WRITTEN REQUEST ▸ What lines of the data hold the string "Generate"? Pull each one out.

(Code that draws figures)
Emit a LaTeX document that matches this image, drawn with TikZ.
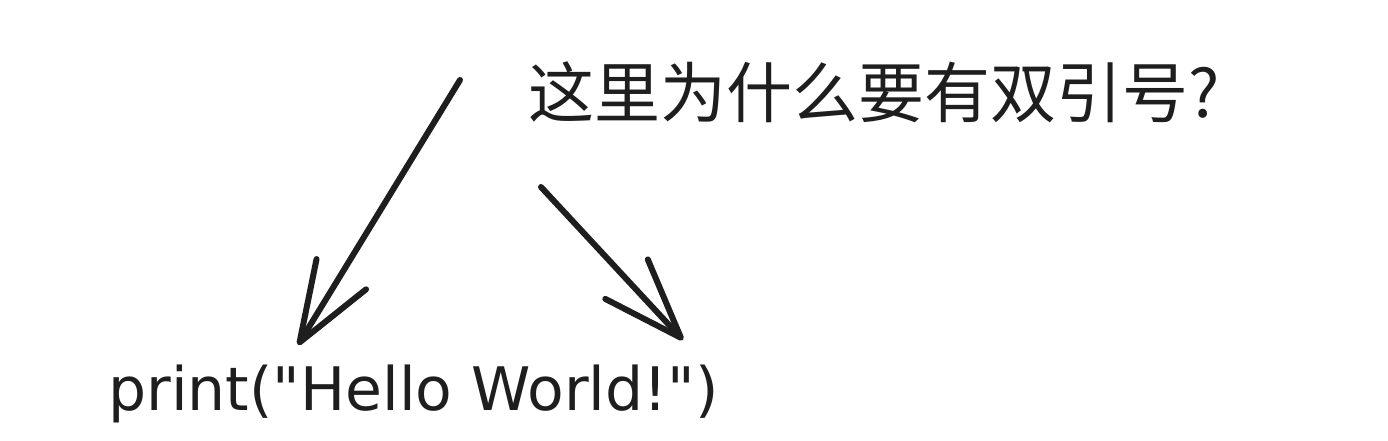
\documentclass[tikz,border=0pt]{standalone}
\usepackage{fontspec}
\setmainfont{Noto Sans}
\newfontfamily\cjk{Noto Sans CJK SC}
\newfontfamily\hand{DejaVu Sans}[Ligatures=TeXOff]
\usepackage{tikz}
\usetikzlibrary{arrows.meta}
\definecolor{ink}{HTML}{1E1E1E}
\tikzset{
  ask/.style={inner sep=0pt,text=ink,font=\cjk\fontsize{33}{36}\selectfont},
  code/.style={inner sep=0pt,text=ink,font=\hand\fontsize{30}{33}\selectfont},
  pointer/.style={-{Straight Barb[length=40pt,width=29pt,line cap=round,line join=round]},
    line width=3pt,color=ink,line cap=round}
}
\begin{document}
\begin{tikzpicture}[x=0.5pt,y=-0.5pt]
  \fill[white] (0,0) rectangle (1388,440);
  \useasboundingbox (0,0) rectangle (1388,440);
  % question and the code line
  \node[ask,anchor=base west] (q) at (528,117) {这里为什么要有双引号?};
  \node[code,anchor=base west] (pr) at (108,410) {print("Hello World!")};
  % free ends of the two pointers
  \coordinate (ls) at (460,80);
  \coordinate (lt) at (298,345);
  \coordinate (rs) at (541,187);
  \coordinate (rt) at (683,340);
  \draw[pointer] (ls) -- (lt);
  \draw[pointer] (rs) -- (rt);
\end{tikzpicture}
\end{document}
---
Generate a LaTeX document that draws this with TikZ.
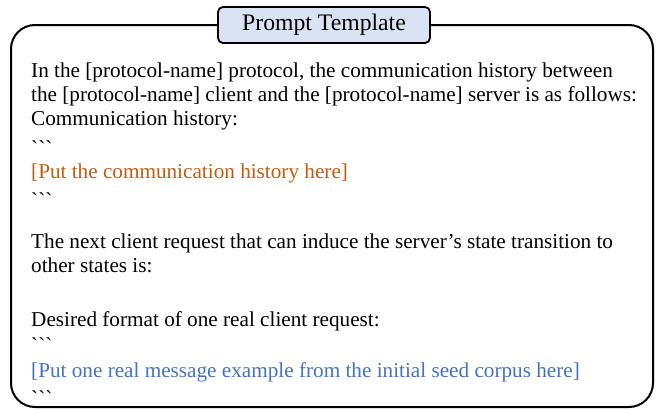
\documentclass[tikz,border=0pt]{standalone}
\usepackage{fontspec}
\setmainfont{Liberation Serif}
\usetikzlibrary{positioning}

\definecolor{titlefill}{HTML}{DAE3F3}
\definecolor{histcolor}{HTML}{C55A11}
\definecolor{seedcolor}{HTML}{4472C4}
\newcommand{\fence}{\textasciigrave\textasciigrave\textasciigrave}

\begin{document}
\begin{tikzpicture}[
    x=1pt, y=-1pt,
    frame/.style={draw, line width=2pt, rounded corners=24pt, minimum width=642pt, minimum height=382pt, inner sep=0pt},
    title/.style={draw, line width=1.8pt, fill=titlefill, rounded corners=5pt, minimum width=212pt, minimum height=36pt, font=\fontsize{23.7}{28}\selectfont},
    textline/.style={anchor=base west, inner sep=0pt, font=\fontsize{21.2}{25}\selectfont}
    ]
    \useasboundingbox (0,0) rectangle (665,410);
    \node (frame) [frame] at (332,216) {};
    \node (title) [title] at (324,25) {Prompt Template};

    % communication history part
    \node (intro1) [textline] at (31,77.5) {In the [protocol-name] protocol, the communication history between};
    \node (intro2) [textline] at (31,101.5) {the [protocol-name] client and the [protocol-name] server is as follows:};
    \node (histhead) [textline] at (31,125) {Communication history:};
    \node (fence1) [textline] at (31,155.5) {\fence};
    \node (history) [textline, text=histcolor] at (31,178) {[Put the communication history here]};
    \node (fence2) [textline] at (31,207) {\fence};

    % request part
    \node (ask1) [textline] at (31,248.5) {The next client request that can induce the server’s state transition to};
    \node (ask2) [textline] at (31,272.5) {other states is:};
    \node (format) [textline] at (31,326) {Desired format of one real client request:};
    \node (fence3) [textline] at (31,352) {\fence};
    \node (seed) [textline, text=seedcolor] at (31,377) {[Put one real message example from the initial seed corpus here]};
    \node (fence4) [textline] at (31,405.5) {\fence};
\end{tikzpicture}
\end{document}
* * *
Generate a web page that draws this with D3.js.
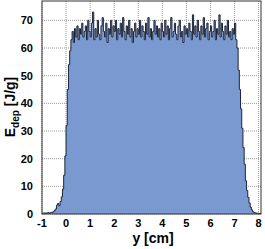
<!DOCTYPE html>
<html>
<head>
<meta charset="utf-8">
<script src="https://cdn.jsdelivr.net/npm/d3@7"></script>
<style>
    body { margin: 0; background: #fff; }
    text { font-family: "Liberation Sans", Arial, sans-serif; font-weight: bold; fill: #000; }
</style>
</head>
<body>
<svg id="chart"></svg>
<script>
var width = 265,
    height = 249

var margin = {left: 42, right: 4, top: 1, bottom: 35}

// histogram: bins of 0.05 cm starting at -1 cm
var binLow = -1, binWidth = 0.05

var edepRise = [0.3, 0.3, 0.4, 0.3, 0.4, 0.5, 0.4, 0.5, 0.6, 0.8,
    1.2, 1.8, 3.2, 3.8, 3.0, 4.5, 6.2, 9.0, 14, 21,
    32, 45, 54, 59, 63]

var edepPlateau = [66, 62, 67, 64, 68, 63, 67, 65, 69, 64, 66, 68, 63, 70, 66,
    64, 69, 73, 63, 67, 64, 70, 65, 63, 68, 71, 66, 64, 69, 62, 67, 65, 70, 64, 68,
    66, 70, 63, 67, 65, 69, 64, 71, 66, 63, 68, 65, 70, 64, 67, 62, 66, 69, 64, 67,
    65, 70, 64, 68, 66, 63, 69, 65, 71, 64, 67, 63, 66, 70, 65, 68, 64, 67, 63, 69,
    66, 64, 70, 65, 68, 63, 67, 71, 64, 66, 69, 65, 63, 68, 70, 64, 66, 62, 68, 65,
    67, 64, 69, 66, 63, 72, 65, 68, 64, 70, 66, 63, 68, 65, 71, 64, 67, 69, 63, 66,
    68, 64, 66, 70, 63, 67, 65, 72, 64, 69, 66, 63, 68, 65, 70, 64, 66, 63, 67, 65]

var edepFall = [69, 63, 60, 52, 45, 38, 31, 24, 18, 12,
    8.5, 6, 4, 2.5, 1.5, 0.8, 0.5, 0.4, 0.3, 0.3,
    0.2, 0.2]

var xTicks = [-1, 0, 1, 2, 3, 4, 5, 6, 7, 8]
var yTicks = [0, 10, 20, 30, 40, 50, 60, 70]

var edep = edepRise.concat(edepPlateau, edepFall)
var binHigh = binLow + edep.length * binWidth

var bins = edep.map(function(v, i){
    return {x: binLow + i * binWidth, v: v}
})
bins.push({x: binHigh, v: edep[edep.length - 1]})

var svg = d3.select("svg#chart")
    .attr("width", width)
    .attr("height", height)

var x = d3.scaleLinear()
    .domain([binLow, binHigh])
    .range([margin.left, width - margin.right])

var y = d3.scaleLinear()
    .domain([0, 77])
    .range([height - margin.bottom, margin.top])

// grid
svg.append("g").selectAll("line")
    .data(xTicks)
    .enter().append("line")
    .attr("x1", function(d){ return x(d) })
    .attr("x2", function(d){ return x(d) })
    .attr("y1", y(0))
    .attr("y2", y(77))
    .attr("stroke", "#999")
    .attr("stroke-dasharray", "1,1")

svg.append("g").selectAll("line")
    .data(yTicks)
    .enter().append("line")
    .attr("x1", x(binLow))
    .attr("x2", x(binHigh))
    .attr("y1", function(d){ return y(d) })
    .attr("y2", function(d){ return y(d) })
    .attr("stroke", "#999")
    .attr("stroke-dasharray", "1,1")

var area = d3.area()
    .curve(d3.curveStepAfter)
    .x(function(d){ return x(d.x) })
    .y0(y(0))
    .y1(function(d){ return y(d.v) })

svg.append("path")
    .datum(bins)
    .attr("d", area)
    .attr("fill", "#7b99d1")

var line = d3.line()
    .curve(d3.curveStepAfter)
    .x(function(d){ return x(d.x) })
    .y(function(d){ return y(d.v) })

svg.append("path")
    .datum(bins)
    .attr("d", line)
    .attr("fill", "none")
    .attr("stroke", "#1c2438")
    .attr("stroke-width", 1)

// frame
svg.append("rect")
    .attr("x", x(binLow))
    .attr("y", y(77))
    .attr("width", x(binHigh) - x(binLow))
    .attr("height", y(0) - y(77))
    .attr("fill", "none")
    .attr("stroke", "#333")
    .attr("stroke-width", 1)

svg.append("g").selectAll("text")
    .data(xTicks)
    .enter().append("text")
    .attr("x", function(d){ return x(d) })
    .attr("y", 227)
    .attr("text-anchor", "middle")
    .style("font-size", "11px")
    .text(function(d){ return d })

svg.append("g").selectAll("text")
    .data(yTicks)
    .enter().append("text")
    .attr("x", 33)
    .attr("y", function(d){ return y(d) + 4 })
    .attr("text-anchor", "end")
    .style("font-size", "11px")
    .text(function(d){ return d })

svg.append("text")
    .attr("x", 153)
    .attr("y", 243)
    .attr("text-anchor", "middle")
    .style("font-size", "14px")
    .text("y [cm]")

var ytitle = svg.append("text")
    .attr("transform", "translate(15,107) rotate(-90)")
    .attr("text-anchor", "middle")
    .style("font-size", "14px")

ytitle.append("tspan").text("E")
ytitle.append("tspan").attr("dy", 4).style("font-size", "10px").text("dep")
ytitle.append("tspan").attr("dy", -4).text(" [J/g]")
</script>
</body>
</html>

EXERCISE ANSWER ▸
Generate a LaTeX document that draws this with TikZ.
Generate a web page that draws this with D3.js.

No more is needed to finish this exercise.